I am using httpcheck to verify my websites are up and running.
I setup this for several websites in the go.d/httpcheck.conf.
This works very good.
The problem is about the timeout alerts, specified in health.d/httpcheck.conf.
The reponse times are good and I expect no alerts to be raised.
However, thay are often raised and recovered.
Looking in the alert definition:
template: httpcheck_web_service_timeouts
on: httpcheck.status
class: Latency
type: Web Server
component: HTTP endpoint
lookup: average -5m unaligned percentage of timeout
every: 10s
units: %
warn: $this >= 10 AND $this < 40
crit: $this >= 40
delay: down 5m multiplier 1.5 max 1h
summary: HTTP check for ${label:url} timeouts
info: Percentage of timed-out HTTP requests to ${label:url} in the last 5 minutes
to: webmaster
This alert seems to calculate average timeouts, so response times are rlated to each other…

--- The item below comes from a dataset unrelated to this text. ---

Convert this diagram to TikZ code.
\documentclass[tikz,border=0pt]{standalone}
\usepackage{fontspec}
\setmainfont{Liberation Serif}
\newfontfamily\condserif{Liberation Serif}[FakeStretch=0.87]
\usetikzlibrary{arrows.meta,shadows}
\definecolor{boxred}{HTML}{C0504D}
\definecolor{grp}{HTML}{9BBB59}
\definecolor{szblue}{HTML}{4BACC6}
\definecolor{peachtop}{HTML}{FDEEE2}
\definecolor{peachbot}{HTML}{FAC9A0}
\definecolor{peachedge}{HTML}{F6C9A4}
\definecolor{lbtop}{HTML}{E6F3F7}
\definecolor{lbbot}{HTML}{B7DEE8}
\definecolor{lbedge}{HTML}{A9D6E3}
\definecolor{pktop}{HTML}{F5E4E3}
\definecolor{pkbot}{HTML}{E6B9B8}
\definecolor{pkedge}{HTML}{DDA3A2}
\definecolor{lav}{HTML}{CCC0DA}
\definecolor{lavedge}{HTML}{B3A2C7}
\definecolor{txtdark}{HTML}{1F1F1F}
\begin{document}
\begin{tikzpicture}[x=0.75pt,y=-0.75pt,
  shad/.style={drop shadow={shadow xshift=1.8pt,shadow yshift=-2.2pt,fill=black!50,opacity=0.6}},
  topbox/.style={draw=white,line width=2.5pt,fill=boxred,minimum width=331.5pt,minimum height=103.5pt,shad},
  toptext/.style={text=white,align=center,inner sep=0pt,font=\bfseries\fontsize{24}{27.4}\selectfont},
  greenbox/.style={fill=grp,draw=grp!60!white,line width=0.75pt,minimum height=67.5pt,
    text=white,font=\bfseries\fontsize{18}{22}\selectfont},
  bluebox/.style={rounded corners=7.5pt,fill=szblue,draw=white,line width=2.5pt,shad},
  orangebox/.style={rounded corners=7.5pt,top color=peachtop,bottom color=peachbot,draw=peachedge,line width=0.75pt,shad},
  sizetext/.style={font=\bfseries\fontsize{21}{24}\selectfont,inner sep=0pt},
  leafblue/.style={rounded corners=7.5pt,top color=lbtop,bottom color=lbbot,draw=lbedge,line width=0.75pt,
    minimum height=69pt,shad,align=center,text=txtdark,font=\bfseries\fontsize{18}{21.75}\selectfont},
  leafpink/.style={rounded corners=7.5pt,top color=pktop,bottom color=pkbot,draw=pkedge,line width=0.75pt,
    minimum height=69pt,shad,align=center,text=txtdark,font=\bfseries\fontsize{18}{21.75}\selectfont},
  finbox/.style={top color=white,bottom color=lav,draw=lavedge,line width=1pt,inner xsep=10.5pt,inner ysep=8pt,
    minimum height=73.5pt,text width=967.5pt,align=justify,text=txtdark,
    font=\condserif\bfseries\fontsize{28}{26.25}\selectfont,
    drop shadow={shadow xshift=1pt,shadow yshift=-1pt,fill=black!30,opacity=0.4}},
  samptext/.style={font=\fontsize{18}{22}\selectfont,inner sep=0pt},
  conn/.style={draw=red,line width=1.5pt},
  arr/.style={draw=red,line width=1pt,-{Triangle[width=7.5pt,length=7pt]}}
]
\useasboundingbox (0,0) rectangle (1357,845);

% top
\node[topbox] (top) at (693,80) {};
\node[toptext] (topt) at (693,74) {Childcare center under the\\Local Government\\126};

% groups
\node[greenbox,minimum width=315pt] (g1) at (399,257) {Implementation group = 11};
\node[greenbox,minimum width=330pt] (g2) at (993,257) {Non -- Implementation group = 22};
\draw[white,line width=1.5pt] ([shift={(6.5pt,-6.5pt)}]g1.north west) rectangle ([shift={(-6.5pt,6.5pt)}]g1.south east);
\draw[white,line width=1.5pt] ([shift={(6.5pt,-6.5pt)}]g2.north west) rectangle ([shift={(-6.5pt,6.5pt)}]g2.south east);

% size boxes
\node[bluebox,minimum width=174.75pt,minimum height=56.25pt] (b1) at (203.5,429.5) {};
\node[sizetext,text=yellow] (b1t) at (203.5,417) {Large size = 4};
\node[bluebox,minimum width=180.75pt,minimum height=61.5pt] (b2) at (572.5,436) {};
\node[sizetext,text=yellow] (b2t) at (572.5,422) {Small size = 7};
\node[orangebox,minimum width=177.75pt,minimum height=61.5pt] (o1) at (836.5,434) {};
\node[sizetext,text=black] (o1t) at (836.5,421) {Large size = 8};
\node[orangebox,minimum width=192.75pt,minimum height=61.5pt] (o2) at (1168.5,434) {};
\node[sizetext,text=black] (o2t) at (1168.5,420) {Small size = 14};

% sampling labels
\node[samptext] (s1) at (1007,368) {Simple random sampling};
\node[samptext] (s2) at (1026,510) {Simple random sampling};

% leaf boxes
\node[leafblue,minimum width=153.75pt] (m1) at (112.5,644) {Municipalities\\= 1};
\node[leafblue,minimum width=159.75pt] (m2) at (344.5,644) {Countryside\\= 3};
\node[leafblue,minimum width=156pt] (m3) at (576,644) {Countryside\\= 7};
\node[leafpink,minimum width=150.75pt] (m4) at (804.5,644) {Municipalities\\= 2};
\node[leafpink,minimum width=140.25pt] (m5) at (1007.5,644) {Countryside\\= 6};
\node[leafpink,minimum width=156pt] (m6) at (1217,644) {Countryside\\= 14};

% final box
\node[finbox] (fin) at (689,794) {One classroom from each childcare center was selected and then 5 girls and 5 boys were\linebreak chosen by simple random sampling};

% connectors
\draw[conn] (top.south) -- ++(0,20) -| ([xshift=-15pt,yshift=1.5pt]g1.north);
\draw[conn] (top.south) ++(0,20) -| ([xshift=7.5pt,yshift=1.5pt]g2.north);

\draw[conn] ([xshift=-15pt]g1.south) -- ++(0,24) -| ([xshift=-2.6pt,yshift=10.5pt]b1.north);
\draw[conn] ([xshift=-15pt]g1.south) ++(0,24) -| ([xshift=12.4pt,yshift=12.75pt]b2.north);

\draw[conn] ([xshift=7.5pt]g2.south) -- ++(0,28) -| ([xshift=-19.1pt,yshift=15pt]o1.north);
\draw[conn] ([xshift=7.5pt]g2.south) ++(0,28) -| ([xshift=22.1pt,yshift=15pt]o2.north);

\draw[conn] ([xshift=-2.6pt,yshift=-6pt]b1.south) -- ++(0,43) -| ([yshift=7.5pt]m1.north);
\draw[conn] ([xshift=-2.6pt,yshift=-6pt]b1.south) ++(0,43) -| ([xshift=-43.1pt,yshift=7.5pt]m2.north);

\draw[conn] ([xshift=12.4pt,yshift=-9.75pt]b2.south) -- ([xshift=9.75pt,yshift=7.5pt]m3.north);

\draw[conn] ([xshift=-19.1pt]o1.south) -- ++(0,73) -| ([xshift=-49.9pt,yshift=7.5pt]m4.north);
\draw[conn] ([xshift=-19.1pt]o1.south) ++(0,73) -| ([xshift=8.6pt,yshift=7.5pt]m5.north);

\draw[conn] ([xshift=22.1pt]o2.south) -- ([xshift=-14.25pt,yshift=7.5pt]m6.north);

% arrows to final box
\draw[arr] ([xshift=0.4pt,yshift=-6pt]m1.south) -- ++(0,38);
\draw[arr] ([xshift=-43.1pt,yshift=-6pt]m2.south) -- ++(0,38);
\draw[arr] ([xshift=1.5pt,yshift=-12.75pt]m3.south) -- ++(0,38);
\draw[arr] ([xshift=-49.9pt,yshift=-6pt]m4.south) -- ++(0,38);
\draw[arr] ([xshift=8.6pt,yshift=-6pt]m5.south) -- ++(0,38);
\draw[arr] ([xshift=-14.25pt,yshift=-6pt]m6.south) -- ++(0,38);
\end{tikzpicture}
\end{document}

I would like to be alerted only when the specified timeout (in go.d/httpcheck.conf) is reached several, say 3, in the last, say 2 minutes or so.

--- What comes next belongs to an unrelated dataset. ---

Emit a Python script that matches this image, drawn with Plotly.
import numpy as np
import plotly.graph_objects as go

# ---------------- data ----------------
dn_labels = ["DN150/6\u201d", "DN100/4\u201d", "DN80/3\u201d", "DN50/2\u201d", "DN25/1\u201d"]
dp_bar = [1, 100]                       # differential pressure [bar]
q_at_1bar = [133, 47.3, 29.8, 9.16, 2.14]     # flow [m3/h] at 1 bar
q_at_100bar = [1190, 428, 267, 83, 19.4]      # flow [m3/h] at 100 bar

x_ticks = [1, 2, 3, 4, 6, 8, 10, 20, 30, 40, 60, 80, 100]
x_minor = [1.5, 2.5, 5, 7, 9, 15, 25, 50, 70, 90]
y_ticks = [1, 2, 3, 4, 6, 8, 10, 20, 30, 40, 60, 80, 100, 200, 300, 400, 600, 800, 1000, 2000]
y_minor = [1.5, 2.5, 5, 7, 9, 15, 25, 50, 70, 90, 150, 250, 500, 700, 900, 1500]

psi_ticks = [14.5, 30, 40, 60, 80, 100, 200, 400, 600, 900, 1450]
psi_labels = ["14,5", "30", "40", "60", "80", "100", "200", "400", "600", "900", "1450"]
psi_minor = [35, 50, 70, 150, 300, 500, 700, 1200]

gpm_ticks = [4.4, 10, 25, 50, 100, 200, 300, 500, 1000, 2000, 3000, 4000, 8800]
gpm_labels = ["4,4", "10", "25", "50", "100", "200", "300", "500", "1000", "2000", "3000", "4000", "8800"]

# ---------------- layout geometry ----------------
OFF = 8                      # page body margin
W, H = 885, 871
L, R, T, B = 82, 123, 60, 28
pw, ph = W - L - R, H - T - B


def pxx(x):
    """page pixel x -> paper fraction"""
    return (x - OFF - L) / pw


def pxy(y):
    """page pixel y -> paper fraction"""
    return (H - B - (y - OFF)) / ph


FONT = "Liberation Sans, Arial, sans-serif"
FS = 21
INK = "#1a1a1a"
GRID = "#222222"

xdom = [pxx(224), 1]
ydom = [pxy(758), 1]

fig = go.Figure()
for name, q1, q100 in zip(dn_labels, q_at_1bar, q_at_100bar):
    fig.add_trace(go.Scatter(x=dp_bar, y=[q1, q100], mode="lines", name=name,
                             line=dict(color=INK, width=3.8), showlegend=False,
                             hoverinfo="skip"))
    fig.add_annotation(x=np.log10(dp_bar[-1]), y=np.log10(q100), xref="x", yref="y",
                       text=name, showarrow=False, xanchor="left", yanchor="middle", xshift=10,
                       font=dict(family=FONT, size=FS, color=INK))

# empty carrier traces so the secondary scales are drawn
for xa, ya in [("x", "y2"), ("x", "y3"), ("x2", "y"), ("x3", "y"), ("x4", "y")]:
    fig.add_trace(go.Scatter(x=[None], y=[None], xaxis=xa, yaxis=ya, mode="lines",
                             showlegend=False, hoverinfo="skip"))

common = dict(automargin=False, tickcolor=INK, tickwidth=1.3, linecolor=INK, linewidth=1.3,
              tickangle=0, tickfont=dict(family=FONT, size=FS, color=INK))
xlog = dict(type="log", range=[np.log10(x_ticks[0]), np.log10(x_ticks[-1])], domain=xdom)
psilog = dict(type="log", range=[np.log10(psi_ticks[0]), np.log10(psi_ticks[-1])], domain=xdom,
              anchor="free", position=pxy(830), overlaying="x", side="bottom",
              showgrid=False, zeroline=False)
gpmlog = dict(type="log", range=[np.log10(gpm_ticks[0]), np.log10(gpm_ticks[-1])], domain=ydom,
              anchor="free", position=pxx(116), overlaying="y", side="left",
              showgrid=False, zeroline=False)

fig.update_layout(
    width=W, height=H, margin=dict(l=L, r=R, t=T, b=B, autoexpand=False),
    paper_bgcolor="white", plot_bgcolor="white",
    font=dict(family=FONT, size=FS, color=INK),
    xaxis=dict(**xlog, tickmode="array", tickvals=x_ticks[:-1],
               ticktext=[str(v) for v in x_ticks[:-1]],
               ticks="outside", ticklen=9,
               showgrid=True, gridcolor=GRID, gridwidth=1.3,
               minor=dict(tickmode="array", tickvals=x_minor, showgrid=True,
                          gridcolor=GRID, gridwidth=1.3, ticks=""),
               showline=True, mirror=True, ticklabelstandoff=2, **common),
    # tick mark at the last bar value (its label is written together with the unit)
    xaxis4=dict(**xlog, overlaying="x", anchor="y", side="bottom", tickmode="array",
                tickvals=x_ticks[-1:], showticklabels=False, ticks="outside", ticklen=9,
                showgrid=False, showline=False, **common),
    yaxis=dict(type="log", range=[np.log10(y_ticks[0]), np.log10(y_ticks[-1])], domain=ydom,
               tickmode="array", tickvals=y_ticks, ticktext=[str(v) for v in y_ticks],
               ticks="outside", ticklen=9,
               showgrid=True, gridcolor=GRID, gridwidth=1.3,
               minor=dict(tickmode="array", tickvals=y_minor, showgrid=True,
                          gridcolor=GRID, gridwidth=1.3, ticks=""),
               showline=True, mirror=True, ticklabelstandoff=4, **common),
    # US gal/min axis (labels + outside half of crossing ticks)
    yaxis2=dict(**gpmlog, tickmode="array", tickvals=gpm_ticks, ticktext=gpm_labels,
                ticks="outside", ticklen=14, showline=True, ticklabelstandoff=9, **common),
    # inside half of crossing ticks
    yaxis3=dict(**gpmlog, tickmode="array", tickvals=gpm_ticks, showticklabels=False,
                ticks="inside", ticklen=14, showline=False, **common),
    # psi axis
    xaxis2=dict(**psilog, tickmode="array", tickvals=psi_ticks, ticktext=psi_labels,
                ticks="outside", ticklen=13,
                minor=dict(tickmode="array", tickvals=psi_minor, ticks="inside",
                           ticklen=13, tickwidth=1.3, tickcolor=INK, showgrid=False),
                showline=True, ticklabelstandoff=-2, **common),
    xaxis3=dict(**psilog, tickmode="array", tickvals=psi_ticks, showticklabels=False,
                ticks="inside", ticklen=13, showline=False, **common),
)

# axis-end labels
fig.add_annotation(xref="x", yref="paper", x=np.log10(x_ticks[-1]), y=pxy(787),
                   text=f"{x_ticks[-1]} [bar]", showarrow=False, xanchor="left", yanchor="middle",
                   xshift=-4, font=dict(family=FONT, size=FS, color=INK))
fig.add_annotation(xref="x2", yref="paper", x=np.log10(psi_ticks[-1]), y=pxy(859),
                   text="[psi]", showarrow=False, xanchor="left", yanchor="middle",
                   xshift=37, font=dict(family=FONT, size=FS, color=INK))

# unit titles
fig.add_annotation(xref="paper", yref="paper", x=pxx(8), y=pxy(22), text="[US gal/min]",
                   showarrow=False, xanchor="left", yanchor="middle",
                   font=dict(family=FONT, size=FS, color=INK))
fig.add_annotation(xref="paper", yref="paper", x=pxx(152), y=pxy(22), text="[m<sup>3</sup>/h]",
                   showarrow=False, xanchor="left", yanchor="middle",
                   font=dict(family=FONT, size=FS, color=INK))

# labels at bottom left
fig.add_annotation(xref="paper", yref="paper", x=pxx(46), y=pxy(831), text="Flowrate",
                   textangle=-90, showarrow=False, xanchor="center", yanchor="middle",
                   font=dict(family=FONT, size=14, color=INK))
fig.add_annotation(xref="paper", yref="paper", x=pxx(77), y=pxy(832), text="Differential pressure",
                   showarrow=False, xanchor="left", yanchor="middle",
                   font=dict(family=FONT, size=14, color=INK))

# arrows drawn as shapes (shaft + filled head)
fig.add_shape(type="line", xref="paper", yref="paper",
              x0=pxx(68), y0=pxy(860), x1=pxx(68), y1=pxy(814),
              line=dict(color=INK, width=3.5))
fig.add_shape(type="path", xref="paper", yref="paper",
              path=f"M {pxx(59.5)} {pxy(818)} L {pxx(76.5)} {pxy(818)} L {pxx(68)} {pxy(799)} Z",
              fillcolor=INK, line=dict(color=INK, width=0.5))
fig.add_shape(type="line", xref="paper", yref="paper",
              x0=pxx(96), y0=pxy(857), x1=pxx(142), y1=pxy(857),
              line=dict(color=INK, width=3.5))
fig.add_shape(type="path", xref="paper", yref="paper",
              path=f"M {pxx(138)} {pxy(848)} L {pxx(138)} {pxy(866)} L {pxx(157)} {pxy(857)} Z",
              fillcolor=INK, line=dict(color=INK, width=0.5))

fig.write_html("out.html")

How should I change the settings in go.d/httpcheck.conf and the alert definition in health.d/httpcheck.conf?
I think I understand it.
I have set the timeout in go.d/httpcheck.conf.
In the netdata httpcheck.status chart I can see the timeouts occurring.
Now I just need to find in my server logs what is causing those timeouts.
I cannot find it quickly on my debian /var/log files, so I have to dig into it.